Their attempt to portray themselves as the real patriots, the only Zionists left in the country, is so far removed from reality that they really couldn’t care less that Israel has become, thanks to them, increasingly isolated in a world which wasn’t over-friendly to begin with.

Their extremist right-wing policies, aimed at the formal annulment of the Oslo Accords, the extension of Israeli sovereignty over the entire West Bank (Judea and Samaria) and the attempt to legislate a stringent definition of Jewish citizenship would, if ever implemented, deal a death blow to Israel’s international reputation and would serve to break those few remaining ties of support with its most strategic partner, the USA – if Prime Minister Benjamin Netanyahu hasn’t already achieved that on their behalf.
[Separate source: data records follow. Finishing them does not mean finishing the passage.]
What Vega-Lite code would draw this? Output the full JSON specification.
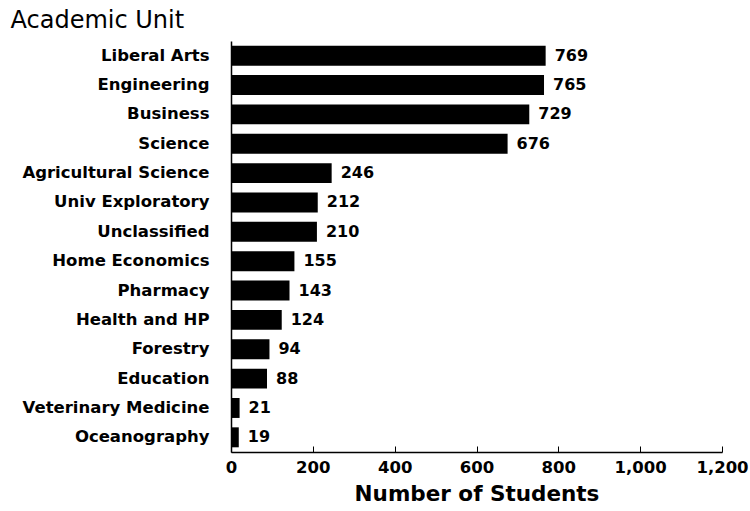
{
  "$schema": "https://vega.github.io/schema/vega-lite/v6.json",
  "width": 491,
  "height": 411,
  "autosize": {"type": "none"},
  "padding": {"left": 231, "top": 41, "right": 28, "bottom": 59},
  "background": "white",
  "config": {"view": {"stroke": null}, "font": "DejaVu Sans"},
  "data": {
    "values": [
      {"unit": "Liberal Arts", "students": 769},
      {"unit": "Engineering", "students": 765},
      {"unit": "Business", "students": 729},
      {"unit": "Science", "students": 676},
      {"unit": "Agricultural Science", "students": 246},
      {"unit": "Univ Exploratory", "students": 212},
      {"unit": "Unclassified", "students": 210},
      {"unit": "Home Economics", "students": 155},
      {"unit": "Pharmacy", "students": 143},
      {"unit": "Health and HP", "students": 124},
      {"unit": "Forestry", "students": 94},
      {"unit": "Education", "students": 88},
      {"unit": "Veterinary Medicine", "students": 21},
      {"unit": "Oceanography", "students": 19}
    ]
  },
  "encoding": {
    "y": {
      "field": "unit",
      "type": "nominal",
      "sort": null,
      "scale": {"paddingInner": 0.32, "paddingOuter": 0.16},
      "axis": {
        "title": "Academic Unit",
        "titleAngle": 0,
        "titleX": -221,
        "titleY": -21,
        "titleAlign": "left",
        "titleBaseline": "middle",
        "titleFontSize": 24,
        "titleFontWeight": "normal",
        "titleColor": "black",
        "labelFontSize": 16.5,
        "labelFontWeight": "bold",
        "labelColor": "black",
        "labelPadding": 22,
        "labelLimit": 250,
        "ticks": false,
        "domainColor": "black",
        "domainWidth": 1.5
      }
    },
    "x": {
      "field": "students",
      "type": "quantitative",
      "scale": {"domain": [0, 1200], "nice": false},
      "axis": {
        "title": "Number of Students",
        "values": [0, 200, 400, 600, 800, 1000, 1200],
        "format": ",d",
        "labelFlush": false,
        "grid": false,
        "tickSize": -6,
        "tickColor": "black",
        "domainColor": "black",
        "domainWidth": 1.5,
        "labelFontSize": 16.5,
        "labelFontWeight": "bold",
        "labelColor": "black",
        "labelPadding": 13,
        "titleFontSize": 21.5,
        "titleFontWeight": "bold",
        "titleColor": "black",
        "titlePadding": 8
      }
    }
  },
  "layer": [
    {"mark": {"type": "bar", "color": "black"}},
    {
      "mark": {"type": "text", "align": "left", "dx": 9, "fontSize": 16, "fontWeight": "bold", "color": "black"},
      "encoding": {"text": {"field": "students", "type": "quantitative", "format": "d"}}
    }
  ]
}
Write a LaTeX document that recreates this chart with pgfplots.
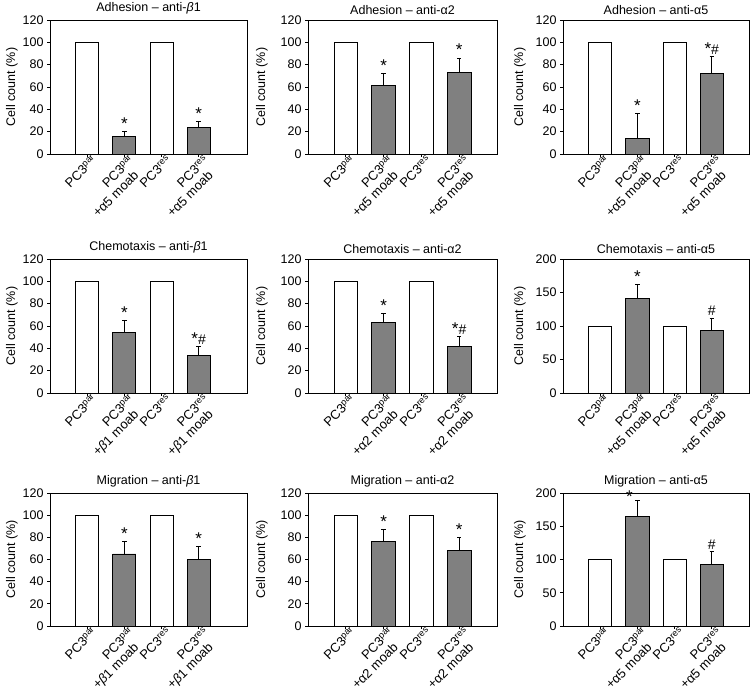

What was once the pragmatism of the Mafdal is nowhere to be found in its Bayit Yehudi successor. Bennett has inherited institutions which were created by those who really knew how to build the bridges between religious and secular, without the artificial cosmetics of reserving spots for non-religious candidates. As long as the members of his party list are located on the extreme Right of the Israeli political spectrum, they are kosher for the Bayit Yehudi. They don’t have to have any other form of Jewish identity – religious or cultural – to fit into the political agenda of this onceproud centrist party.

They feed on the classic security fears of the Israeli people, attacking enemies from without and enemies from within.

According to them, there is no raison d’etre for Israel other than the survival instinct. They would happily silence the voices – of students, of faculty – of anyone who thinks differently to them and if they have to falsify information on the way, then that is totally acceptable to them.

Just as the earliest Zionists mistakenly believed that they could create a new Jewish identity through the image of the new secular Hebrew farmer divorced from their cultural and religious roots, so too Bennett believes that he can create a new Jewish identity through the means of a right-wing territorial irredentism and McCarthyism which, in the long term, will cause great damage to Israel’s security and image. The only difference between these two vastly contrasting and alternative visions is that the earliest Zionists, the vast majority of whom were secular, laid the foundation for the creation of the State of Israel and a Jewish Homeland, while Bennett and his right-wing allies are chipping away at these same foundations in a way which, if pursued much further, will bring about the eventual dismantlement of the state.

Bennett is right about one thing: that we don’t need to apologize.

We don’t need to apologize for being proud of Zionism (even if we interpret what it means to be a Zionist in very different ways).

We don’t need to apologize for desiring a Jewish state in its ancestral homeland in the face of those who would delegitimize us (even if we differ greatly about the rights to be given to another people living in the same territory).

But neither do we need to apologize for being proud liberal, pro-human rights, anti-occupation believers in a pragmatic Zionism which holds out the only long-term future for the State of Israel.

The Labor Party has finally woken up to the fact that Zionism and patriotism have been hijacked by the extremist right-wing ideologues and politicians during the past two decades. The reincarnation of the Labor party, headed by Herzog, is rightfully seeking to reclaim and regain the name of Zionism under its new identity, the Zionist Camp, as a far better alternative to the (ultra) Nationalist camp headed by Netanyahu, Bennett and their rightwing allies.

The newspeak and cheap sloganeering of Bennett, Shoval and their right-wing allies should not be allowed to divert us from what is really important for the future of the State of Israel.

The writer is dean of the faculty of Humanities and Social sciences at Ben-Gurion University. The views expressed are his alone.